::: RECORDED DATA :::
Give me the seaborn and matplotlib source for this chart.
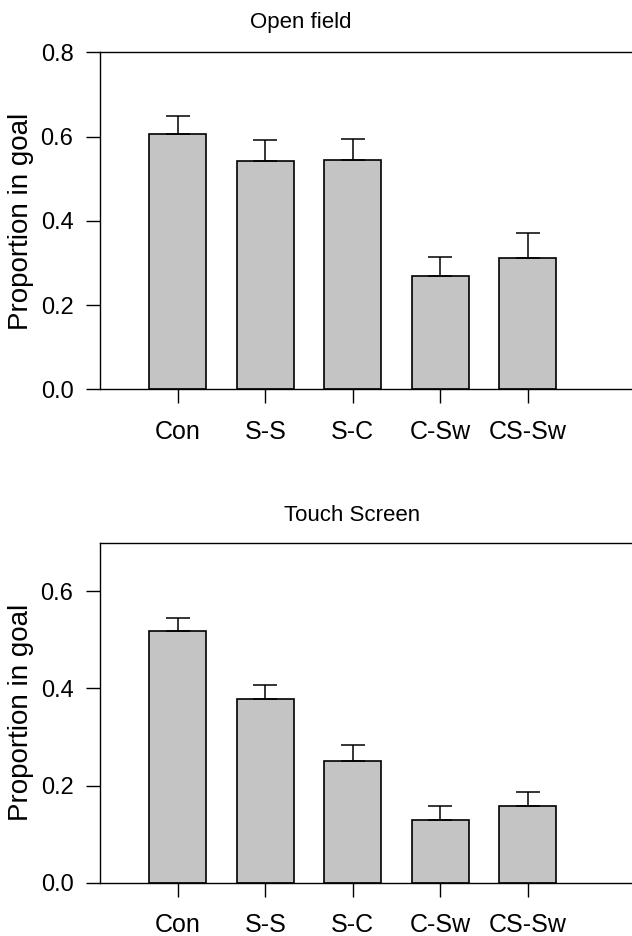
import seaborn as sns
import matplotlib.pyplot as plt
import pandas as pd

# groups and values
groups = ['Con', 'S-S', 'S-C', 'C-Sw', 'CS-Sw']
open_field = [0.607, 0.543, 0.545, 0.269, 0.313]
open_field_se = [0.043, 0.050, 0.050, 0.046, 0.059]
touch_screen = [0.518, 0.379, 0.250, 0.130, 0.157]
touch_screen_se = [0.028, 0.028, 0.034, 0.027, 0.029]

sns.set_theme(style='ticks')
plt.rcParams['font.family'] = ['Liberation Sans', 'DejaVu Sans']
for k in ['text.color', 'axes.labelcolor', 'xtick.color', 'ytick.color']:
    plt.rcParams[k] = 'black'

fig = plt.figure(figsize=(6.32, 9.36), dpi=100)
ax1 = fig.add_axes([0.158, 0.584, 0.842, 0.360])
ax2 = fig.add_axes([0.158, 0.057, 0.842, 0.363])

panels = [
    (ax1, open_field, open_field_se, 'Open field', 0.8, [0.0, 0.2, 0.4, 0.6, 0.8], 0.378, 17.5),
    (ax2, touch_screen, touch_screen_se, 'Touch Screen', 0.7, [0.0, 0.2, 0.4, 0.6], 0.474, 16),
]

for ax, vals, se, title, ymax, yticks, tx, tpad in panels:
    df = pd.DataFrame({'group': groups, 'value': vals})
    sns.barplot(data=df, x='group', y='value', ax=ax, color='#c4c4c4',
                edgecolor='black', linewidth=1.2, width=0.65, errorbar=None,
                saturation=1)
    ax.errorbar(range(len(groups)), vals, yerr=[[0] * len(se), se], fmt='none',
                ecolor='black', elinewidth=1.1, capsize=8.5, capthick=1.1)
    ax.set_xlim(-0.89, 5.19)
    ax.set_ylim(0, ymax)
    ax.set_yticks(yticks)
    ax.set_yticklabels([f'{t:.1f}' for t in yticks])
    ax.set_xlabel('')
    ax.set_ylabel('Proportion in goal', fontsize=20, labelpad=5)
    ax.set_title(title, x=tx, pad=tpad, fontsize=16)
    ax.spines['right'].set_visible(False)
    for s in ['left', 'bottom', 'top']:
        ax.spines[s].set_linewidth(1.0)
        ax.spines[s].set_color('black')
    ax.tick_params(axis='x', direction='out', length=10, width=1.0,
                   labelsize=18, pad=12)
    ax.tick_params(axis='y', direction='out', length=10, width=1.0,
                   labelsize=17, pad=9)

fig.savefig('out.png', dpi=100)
:::
DO THIS.
Copy every single line of the material above that holds "matplotlib".

RESULT FOR THIS EXERCISE.
Give me the seaborn and matplotlib source for this chart.
import matplotlib.pyplot as plt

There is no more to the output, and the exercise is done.